Borrell hatte Anfang August nach mehr als eineinhalbjährigen Verhandlungen einen Vorschlag vorgelegt. In einer ersten Antwort hatte Iran sich bereit gezeigt, darauf einzugehen, forderte aber gewisse Änderungen. Borrell hatte wie die E3 und die USA diese erste Antwort als konstruktiv bewertet. Die Regierung von Präsident Joe Biden zeigte sich bereit, Änderungen zu akzeptieren, machte dies aber abhängig von einer anderen Reihenfolge der Schritte, mit denen das Abkommen in einem monatelangen Prozess von beiden Seiten wieder umgesetzt werden sollte.
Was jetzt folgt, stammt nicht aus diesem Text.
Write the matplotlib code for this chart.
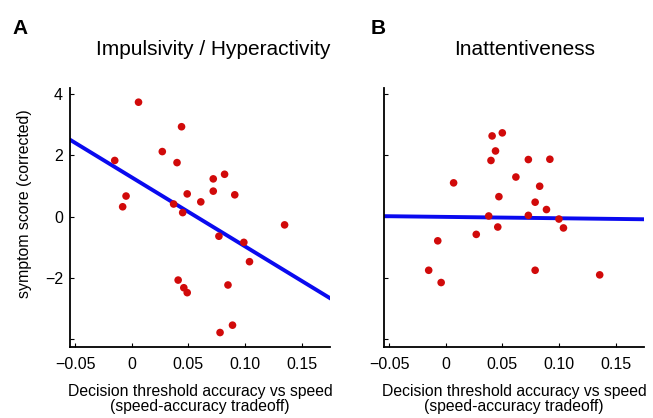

Daraufhin stellte Iran Forderungen, die nach Ansicht der E3 und Washingtons nicht im Zusammenhang mit dem Atomabkommen stehen und die Teheran zuvor bereits zurückgezogen hatte. Konkret verlangt Teheran, dass die Internationale Atomenergiebehörde (IAEA) eine Untersuchung von drei Einrichtungen in Iran einstellen müsse, bevor das iranische Parlament über die Rückkehr zum Atomabkommen befindet. Damit bleiben der IAEA aber nur wenige Monate, die Untersuchung abzuschließen, bei der Iran den Inspektoren seit Monaten jede Zusammenarbeit verweigert.

Es geht um drei Anlagen, die Iran nie als Teil seines Atomprogramms deklariert hat. Inspektoren haben dort Spuren von Uran nachgewiesen. Daran knüpft sich der Verdacht, dass Iran ein umfangreicheres geheimes militärisches Atomprogramm unterhalten hat, als bislang bekannt. Iran hat bislang keine plausiblen Erklärungen für die Existenz des Urans an den Orten geliefert und hindert die Inspektoren an weiteren Nachforschungen.

Die westlichen Staaten haben deutlich gemacht, dass die Untersuchung nur geschlossen werden kann, wenn IAEA-Chef Rafael Mariano Grossi nach seiner Einschätzung zufriedenstellende Antworten erhalten hat und Iran den Verdacht ausräumt. Dazu ist die Islamische Republik nach ihrem Sicherungsabkommen mit der IAEA verpflichtet, das sie unabhängig von dem Atomabkommen mit der IAEA geschlossen hat.

Sprecher des iranischen Außenministeriums nennt Erklärung "unausgewogen"

Iran dürfte sich bei der an diesem Montag beginnenden Sitzung des Gouverneursrates der IAEA erneut scharfer Kritik gegenübersehen. Zuletzt hatten lediglich Russland und China gegen eine Resolution des Gremiums votiert, mit der Iran zur Kooperation aufgefordert wird. Der Sprecher des iranischen Außenministeriums, Nasser Kanaani, kritisierte die Erklärung der E3 als "unausgewogen und nicht konstruktiv".

Die IAEA hat in ihrem jüngsten Bericht festgestellt, dass Iran sein Atomprogramm rasch weiter ausbaut und inzwischen mehr als auf 60 Prozent angereichertes Uran produziert hat, als für den Bau einer Atombombe theoretisch erforderlich wäre. Westliche Geheimdienste gehen davon aus, dass die iranischen Techniker aber noch sechs bis zwölf Monate bräuchten, um einen nuklearen Sprengsatz daraus herzustellen. Je weiter das Programm fortschreitet, desto geringer ist der noch verbleibende Nutzen des Atomabkommens.

Ein Abschluss vor den Zwischenwahlen für den US-Kongress Anfang November gilt inzwischen als unwahrscheinlich, ob sich das Abkommen überhaupt noch retten lässt, als zweifelhaft. US-Präsident Biden hat vergangene Woche seine Regierung aufgefordert, sicherzustellen, dass die USA über "andere Optionen" verfügen, zu verhindern, dass Iran in den Besitz von Atomwaffen gelangt, wie der Sprecher des Nationalen Sicherheitsrates, John Kirby mitteilte.